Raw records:
---------------

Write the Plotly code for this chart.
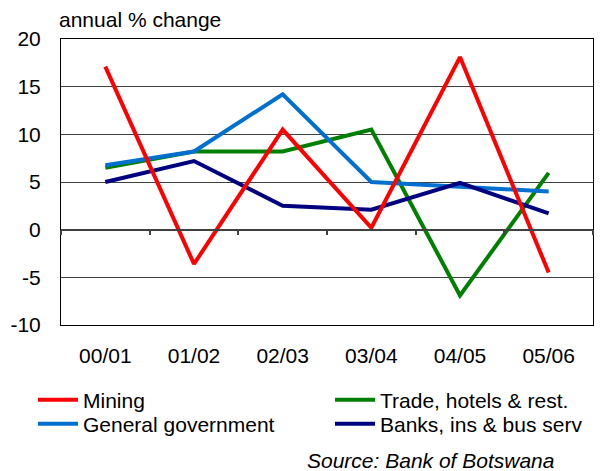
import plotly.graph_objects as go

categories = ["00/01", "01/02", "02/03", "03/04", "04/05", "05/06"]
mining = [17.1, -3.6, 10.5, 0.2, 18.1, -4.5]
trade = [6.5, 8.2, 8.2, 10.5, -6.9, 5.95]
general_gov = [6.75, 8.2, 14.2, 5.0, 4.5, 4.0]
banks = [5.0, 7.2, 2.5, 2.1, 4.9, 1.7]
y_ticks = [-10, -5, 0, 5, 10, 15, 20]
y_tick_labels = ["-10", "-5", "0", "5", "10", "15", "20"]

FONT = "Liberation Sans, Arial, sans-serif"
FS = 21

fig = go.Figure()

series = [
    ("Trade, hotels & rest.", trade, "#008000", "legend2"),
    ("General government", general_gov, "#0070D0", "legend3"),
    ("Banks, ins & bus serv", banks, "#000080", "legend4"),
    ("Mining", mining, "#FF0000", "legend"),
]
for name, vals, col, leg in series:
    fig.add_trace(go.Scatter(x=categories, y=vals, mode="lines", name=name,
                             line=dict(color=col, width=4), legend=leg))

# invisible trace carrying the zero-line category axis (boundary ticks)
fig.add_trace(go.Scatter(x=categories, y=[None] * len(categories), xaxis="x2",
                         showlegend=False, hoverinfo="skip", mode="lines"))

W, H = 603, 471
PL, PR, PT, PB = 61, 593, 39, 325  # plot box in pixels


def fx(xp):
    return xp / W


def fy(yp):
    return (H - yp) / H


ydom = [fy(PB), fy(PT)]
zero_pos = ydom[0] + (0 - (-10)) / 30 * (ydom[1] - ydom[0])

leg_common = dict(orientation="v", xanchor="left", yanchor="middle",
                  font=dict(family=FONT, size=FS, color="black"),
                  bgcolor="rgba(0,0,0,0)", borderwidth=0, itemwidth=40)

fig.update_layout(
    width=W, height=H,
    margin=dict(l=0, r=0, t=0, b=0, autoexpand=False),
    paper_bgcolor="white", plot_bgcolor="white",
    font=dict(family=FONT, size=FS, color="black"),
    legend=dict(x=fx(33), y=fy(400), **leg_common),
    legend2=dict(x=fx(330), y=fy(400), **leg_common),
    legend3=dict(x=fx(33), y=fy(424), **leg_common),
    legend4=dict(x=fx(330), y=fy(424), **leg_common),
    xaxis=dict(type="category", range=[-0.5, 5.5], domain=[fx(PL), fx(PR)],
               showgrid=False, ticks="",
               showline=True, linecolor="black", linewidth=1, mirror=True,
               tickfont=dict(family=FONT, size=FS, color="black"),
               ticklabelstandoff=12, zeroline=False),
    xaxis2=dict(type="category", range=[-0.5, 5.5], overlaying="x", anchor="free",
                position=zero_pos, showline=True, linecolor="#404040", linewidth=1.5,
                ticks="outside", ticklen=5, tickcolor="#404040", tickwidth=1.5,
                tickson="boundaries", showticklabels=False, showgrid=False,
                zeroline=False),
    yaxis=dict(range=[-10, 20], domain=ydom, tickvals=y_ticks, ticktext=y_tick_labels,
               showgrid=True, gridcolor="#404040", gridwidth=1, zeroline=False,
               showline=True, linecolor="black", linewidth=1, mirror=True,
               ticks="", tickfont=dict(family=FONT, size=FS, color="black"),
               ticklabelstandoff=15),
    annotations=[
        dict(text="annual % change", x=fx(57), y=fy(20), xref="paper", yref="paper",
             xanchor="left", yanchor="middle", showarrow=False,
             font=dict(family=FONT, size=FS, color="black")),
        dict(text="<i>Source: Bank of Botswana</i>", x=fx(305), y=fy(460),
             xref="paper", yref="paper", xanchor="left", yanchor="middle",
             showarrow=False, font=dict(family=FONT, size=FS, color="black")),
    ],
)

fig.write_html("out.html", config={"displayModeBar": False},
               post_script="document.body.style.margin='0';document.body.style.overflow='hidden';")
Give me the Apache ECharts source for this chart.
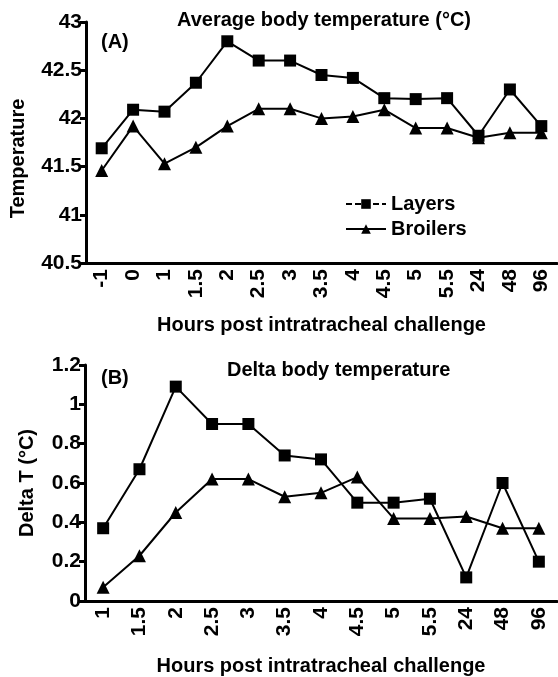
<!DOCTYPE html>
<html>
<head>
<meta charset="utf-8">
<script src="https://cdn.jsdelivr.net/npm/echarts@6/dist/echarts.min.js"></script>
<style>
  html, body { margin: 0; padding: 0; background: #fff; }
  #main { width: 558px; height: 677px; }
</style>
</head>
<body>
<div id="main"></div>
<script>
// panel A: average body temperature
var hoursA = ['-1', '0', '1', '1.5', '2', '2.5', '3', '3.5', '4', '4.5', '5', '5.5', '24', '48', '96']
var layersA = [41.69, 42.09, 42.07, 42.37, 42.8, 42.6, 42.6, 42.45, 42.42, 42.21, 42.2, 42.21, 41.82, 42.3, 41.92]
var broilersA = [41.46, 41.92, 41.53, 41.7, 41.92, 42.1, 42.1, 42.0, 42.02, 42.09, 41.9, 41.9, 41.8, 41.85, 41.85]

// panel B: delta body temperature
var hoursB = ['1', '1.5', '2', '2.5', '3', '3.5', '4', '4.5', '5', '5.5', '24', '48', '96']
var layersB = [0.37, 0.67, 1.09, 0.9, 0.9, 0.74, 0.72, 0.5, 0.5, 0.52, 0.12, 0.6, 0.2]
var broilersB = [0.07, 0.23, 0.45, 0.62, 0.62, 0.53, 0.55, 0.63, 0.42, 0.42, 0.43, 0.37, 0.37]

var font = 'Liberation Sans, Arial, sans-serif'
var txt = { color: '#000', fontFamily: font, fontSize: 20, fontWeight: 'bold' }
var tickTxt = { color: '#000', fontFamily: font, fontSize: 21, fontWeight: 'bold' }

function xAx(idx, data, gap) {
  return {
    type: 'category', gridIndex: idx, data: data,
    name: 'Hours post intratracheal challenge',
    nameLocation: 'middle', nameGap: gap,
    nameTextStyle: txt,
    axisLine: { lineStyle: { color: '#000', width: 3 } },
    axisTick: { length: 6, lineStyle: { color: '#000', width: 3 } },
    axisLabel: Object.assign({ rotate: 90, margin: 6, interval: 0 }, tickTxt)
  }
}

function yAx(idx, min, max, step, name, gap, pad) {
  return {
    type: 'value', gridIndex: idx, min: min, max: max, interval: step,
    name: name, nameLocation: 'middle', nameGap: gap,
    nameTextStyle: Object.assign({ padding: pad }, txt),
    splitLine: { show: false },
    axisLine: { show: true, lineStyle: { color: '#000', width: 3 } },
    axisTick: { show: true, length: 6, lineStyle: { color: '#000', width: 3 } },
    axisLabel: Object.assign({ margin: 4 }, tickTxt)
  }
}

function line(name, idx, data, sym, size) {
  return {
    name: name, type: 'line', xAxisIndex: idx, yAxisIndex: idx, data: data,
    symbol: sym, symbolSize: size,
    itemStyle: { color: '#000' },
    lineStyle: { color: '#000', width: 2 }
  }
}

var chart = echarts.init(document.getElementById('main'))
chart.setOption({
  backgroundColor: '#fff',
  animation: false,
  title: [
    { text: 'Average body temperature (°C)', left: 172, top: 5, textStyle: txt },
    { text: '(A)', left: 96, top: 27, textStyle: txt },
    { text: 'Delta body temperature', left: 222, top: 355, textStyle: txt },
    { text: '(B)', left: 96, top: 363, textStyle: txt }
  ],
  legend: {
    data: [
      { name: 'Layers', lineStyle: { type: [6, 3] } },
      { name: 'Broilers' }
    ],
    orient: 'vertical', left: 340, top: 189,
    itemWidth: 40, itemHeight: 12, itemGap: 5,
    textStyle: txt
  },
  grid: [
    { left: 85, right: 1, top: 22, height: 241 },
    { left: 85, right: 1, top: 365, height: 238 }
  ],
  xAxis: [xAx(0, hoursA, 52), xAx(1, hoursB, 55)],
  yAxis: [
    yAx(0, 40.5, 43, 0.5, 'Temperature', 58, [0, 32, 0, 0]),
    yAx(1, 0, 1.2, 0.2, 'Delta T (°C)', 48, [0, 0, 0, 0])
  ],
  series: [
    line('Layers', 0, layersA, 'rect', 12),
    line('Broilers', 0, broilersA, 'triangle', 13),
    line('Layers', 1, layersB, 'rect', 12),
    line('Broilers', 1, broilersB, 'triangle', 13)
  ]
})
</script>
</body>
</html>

---------------

Reproduce the material above from its first line through the line containing "import plotly.graph_objects as go", both ends included, and skip every picture.

Write the Plotly code for this chart.
import plotly.graph_objects as go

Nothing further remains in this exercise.